Альфонс в своей деревушке Вальрог тоже получил от Габриэль послание. Конец машинам, конец пенсии, конец путешествиям в Париж… У Габриэль не было больше ни гроша. Кстати, после отъезда из Предместья и разрыва с герцогом Вестминстерским ее свидания с Альфонсом стали реже. Но на сей раз речь шла о другом. Габриэль переставала быть для него последним прибежищем. Однако у Альфонса была иная натура, чем у Люсьена. «Габи, вот ты и на мели. Это должно было случиться», — написал ей он. Она вела слишком шикарный образ жизни. Альфонс располагал скромными средствами, но не станет же он из-за этого шибко волноваться. Он довольствовался тем, что управлял своим кафе. Он умер в феврале 1953 года, тоже так и не увидев больше сестру.

Десять, пятнадцать лет спустя в Вальроге случились несчастья, о которых известили Габриэль. Когда Иван, старший сын Альфонса, умер от легочной болезни, оставив нескольких сирот, Габриэль не отозвалась. Были свадьбы, рождения, счастливые события, все это много времени спустя после «возвращения» Габриэль.

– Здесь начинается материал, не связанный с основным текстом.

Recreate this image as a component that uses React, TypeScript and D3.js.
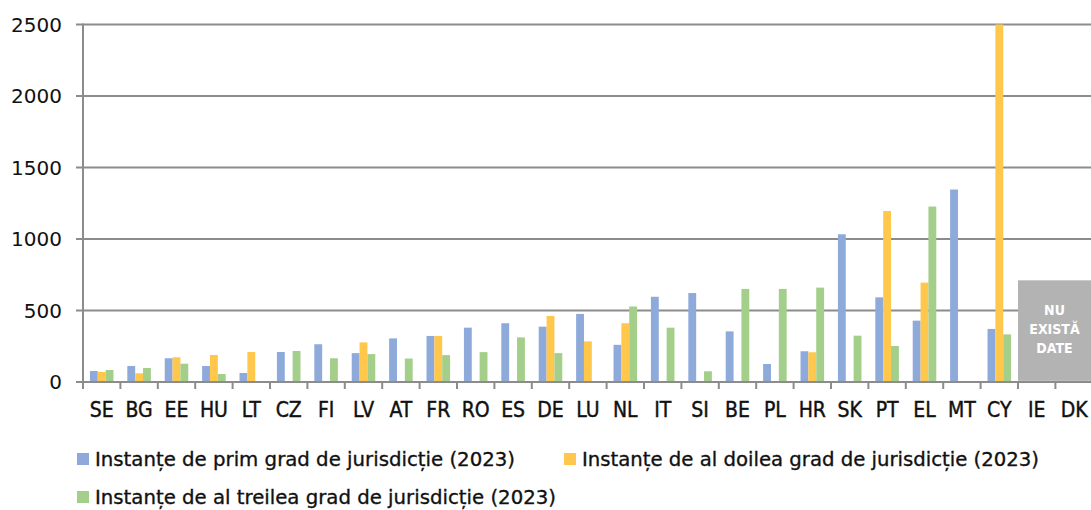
import * as d3 from "d3";

const countries = ["SE", "BG", "EE", "HU", "LT", "CZ", "FI", "LV", "AT", "FR", "RO", "ES", "DE", "LU", "NL", "IT", "SI", "BE", "PL", "HR", "SK", "PT", "EL", "MT", "CY", "IE", "DK"];

// null = no bar for that instance
const firstInstance = [77, 112, 166, 112, 63, 210, 264, 202, 305, 322, 380, 411, 387, 476, 260, 596, 622, 354, 126, 215, 1033, 592, 429, 1346, 371, null, null];
const secondInstance = [70, 61, 173, 189, 210, null, null, 277, null, 322, null, null, 462, 284, 411, null, null, null, null, 208, null, 1196, 695, null, 2500, null, null];
const thirdInstance = [84, 98, 128, 56, null, 217, 166, 195, 164, 188, 209, 312, 202, null, 528, 380, 75, 651, 651, 660, 324, 252, 1227, null, 333, null, null];

const seriesNames = [
    "Instanțe de prim grad de jurisdicție (2023)",
    "Instanțe de al doilea grad de jurisdicție (2023)",
    "Instanțe de al treilea grad de jurisdicție (2023)",
];
const seriesColors = ["#8eaadb", "#ffc84c", "#a3cf8b"];
const yTicks = [0, 500, 1000, 1500, 2000, 2500];
const noDataCountries = ["IE", "DK"];
const noDataLines = ["NU", "EXISTĂ", "DATE"];

const W = 1091;
const H = 510;
const left = 83;
const step = 37.4;
const top = 24.5;
const bottom = 382;

const App = () => {
    const allSeries = [firstInstance, secondInstance, thirdInstance];

    const x0 = d3.scaleBand<string>()
        .domain(countries)
        .range([left, left + step * countries.length])
        .paddingInner(0.37)
        .paddingOuter(0.185);

    const x1 = d3.scaleBand<number>()
        .domain([0, 1, 2])
        .range([0, x0.bandwidth()]);

    const y = d3.scaleLinear().domain([0, 2500]).range([bottom, top]);

    const gap = x0.step() * 0.185; // distance from category boundary to first bar
    const boundaries = countries.map(c => (x0(c) ?? 0) - gap);
    boundaries.push(left + step * countries.length);

    const boxX = (x0(noDataCountries[0]) ?? 0) - gap;
    const boxY = y(711);
    const boxCx = (boxX + W) / 2;

    const font = "'DejaVu Sans Condensed', 'DejaVu Sans', sans-serif";
    const legendWidths = [420, 457, 461];

    return (
        <svg width={W} height={H} style={{ position: "absolute", left: 0, top: 0, background: "#fff" }}>
            {/* gridlines */}
            {yTicks.filter(t => t > 0).map(t => (
                <line key={t} x1={left - 7} x2={W} y1={y(t)} y2={y(t)} stroke="#8c8c8c" strokeWidth={2} />
            ))}

            {/* bars */}
            {allSeries.map((vals, si) =>
                vals.map((v, i) => v == null ? null : (
                    <rect
                        key={`${si}-${i}`}
                        x={(x0(countries[i]) ?? 0) + (x1(si) ?? 0)}
                        y={y(v)}
                        width={x1.bandwidth()}
                        height={bottom - y(v)}
                        fill={seriesColors[si]}
                    />
                ))
            )}

            {/* no data box */}
            <rect x={boxX} y={boxY} width={W - boxX} height={y(8) - boxY} fill="#b3b3b3" />
            {noDataLines.map((t, i) => (
                <text key={t} x={boxCx} y={315 + i * 19} textAnchor="middle" fill="#fff"
                    fontFamily={font} fontWeight="bold" fontSize={14}>{t}</text>
            ))}

            {/* axes */}
            <line x1={left} x2={left} y1={top - 1} y2={bottom + 7} stroke="#8c8c8c" strokeWidth={2} />
            <line x1={left - 7} x2={W} y1={bottom} y2={bottom} stroke="#8c8c8c" strokeWidth={2} />
            {boundaries.map((b, i) => (
                <line key={i} x1={b} x2={b} y1={bottom} y2={bottom + 7} stroke="#8c8c8c" strokeWidth={2} />
            ))}

            {/* y labels */}
            {yTicks.map(t => (
                <text key={t} x={62} y={y(t)} dy="0.36em" textAnchor="end" fill="#111"
                    fontFamily="'DejaVu Sans', sans-serif" fontSize={20}>{t}</text>
            ))}

            {/* x labels */}
            {countries.map(c => (
                <text key={c} x={(x0(c) ?? 0) + x0.bandwidth() / 2} y={417} textAnchor="middle" fill="#111"
                    fontFamily={font} fontSize={21} stroke="#111" strokeWidth={0.4}>{c}</text>
            ))}

            {/* legend */}
            {seriesNames.map((name, i) => {
                const lx = i === 1 ? 564 : 77;
                const ly = i === 2 ? 491 : 453;
                return (
                    <g key={name}>
                        <rect x={lx} y={ly} width={12} height={12} fill={seriesColors[i]} />
                        <text x={lx + 18} y={ly + 13} fill="#111" fontFamily={font} fontSize={19}
                            stroke="#111" strokeWidth={0.3}
                            textLength={legendWidths[i]} lengthAdjust="spacingAndGlyphs">{name}</text>
                    </g>
                );
            })}
        </svg>
    );
};

export default App;
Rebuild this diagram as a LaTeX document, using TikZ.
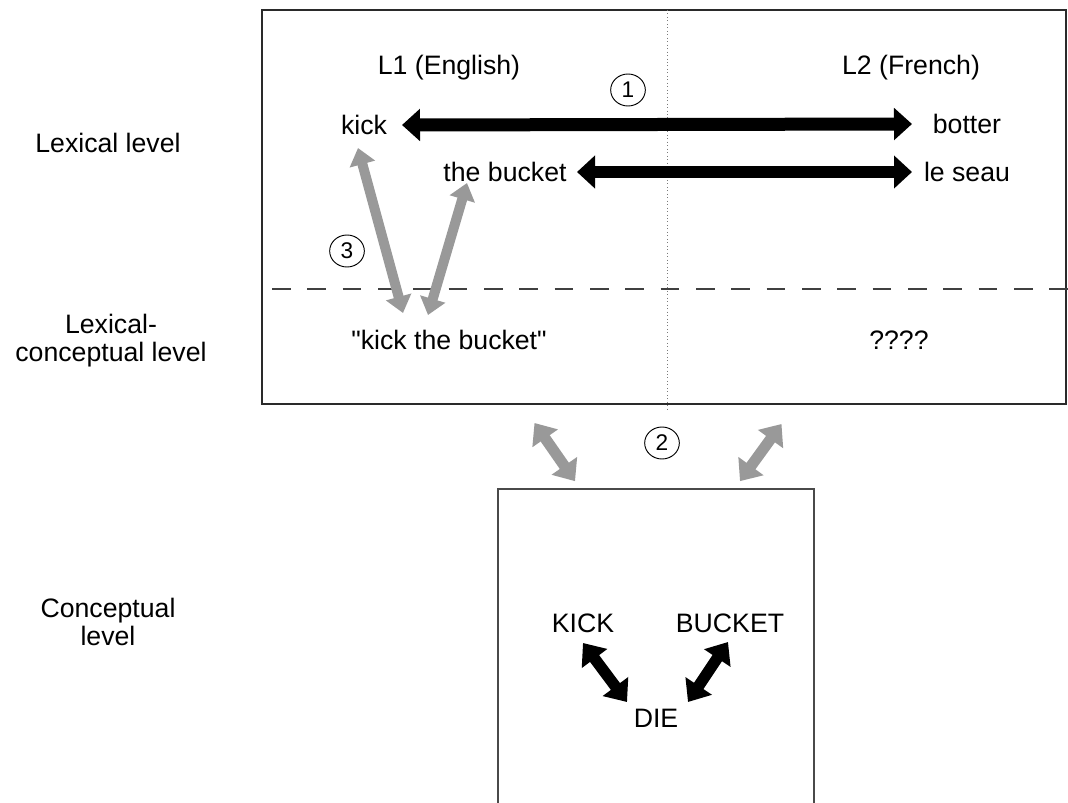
\documentclass[tikz,border=0pt]{standalone}
\usepackage{fontspec}
\setmainfont{Liberation Sans}[Ligatures=TeXOff]
\usetikzlibrary{arrows.meta,shapes.geometric}
\definecolor{gr}{HTML}{999999}
\definecolor{boxline}{HTML}{2A2A2A}
\tikzset{
  lbl/.style={inner sep=0pt,font=\fontsize{20}{21}\selectfont,align=center},
  num/.style={ellipse,draw=black,line width=0.7pt,minimum width=26pt,minimum height=24pt,inner sep=0pt,font=\fontsize{17}{18}\selectfont},
  bigblack/.style={line width=9.75pt,draw=black,{Triangle[width=23.5pt,length=13.5pt]}-{Triangle[width=23.5pt,length=13.5pt]}},
  midblack/.style={line width=8.6pt,draw=black,{Triangle[width=24pt,length=13.5pt]}-{Triangle[width=24pt,length=13.5pt]}},
  smallblack/.style={line width=8.5pt,draw=black,{Triangle[width=23pt,length=14.5pt]}-{Triangle[width=23pt,length=14.5pt]}},
  grayarr/.style={line width=7.5pt,draw=gr,{Triangle[width=19pt,length=12.5pt]}-{Triangle[width=19pt,length=12.5pt]}},
  grayarrb/.style={line width=8.25pt,draw=gr,{Triangle[width=22.5pt,length=14pt]}-{Triangle[width=22.5pt,length=14pt]}},
  box/.style={draw=boxline,line width=1.5pt,inner sep=0pt}
}
\begin{document}
\begin{tikzpicture}[x=0.75pt,y=-0.75pt]
\useasboundingbox (0,0) rectangle (1068,803);
% boxes
\node[box,minimum width=603pt,minimum height=295.5pt] (topbox) at (664,207) {};
\node[box,draw=boxline!85,minimum width=237pt,minimum height=248pt] (botbox) at (656,654.5) {};
% dividers
\draw[gr!80!black,line width=0.6pt,dotted] (667,10) -- (667,409);
\draw[black!75,line width=1.5pt,dash pattern=on 14pt off 12.5pt] (272,289) -- (1068,289);
% level labels
\node[lbl] (lex) at (108,143) {Lexical level};
\node[lbl] (lexcon) at (111,341) {Lexical-\\conceptual level};
\node[lbl] (conc) at (108,622) {Conceptual\\level};
% words
\node[lbl] (L1) at (449,68) {L1 (English)};
\node[lbl] (L2) at (911,68) {L2 (French)};
\node[lbl] (kick) at (364,125) {kick};
\node[lbl] (botter) at (967,124) {botter};
\node[lbl] (bucket) at (505,172) {the bucket};
\node[lbl] (seau) at (967,172) {le seau};
\node[lbl] (kth) at (449,340) {"kick the bucket"};
\node[lbl] (qq) at (899,340) {????};
\node[lbl] (KICK) at (583,623) {KICK};
\node[lbl] (BUCKET) at (730,623) {BUCKET};
\node[lbl] (DIE) at (656,718) {DIE};
% numbers
\node[num] (n1) at (628,90) {1};
\node[num] (n3) at (347,251) {3};
\node[num] (n2) at (662,443) {2};
% black translation arrows
\draw[bigblack] ([shift={(38,0)}]kick.center) -- ([shift={(-55,0)}]botter.center);
\draw[midblack] ([shift={(72,0)}]bucket.center) -- ([shift={(-55,0)}]seau.center);
% gray lexical-conceptual arrows
\draw[grayarr] ([shift={(-6,23)}]kick.center) -- ([shift={(-46,-27)}]kth.center);
\draw[grayarr] ([shift={(-38,11)}]bucket.center) -- ([shift={(-21,-25)}]kth.center);
% gray conceptual arrows
\draw[grayarrb] ([shift={(-129.5,18)}]topbox.south) -- ([shift={(-81,-7)}]botbox.north);
\draw[grayarrb] ([shift={(117.5,19)}]topbox.south) -- ([shift={(84,-7)}]botbox.north);
% conceptual arrows
\draw[smallblack] ([shift={(0,20)}]KICK.center) -- ([shift={(-29,-16)}]DIE.center);
\draw[smallblack] ([shift={(-2,19)}]BUCKET.center) -- ([shift={(32,-16)}]DIE.center);
\end{tikzpicture}
\end{document}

Но она по-прежнему не подавала признаков жизни.

Однажды дочери Альфонса, Габриэль и Антуанетта, приютившие детей Ивана, приехали в Париж. Они явились на улицу Камбон в тот день, когда в салоне было полно людей. Они ничего не просили. Они хотели только поздороваться с теткой и, может быть, посмотреть платья… Да, платья тети Габриэль…

Им ответили, что их тети нет, а что касается платьев, так на это нужно разрешение. Шанели из Вальрога приняли сказанное к сведению. Из вежливости они еще раз спросили, в какой день и час их тетя будет в Париже, и повторили, что им ничего от нее не нужно. Вернется ли она? Никто ничего не знал.

Униженные, они вернулись в Вальрог и решили никогда больше не приезжать к ней.

Итак, в конце 1939 года Габриэль решила для себя, что у нее больше нет родственников ни в Севеннах, ни в Оверни. Больше никого!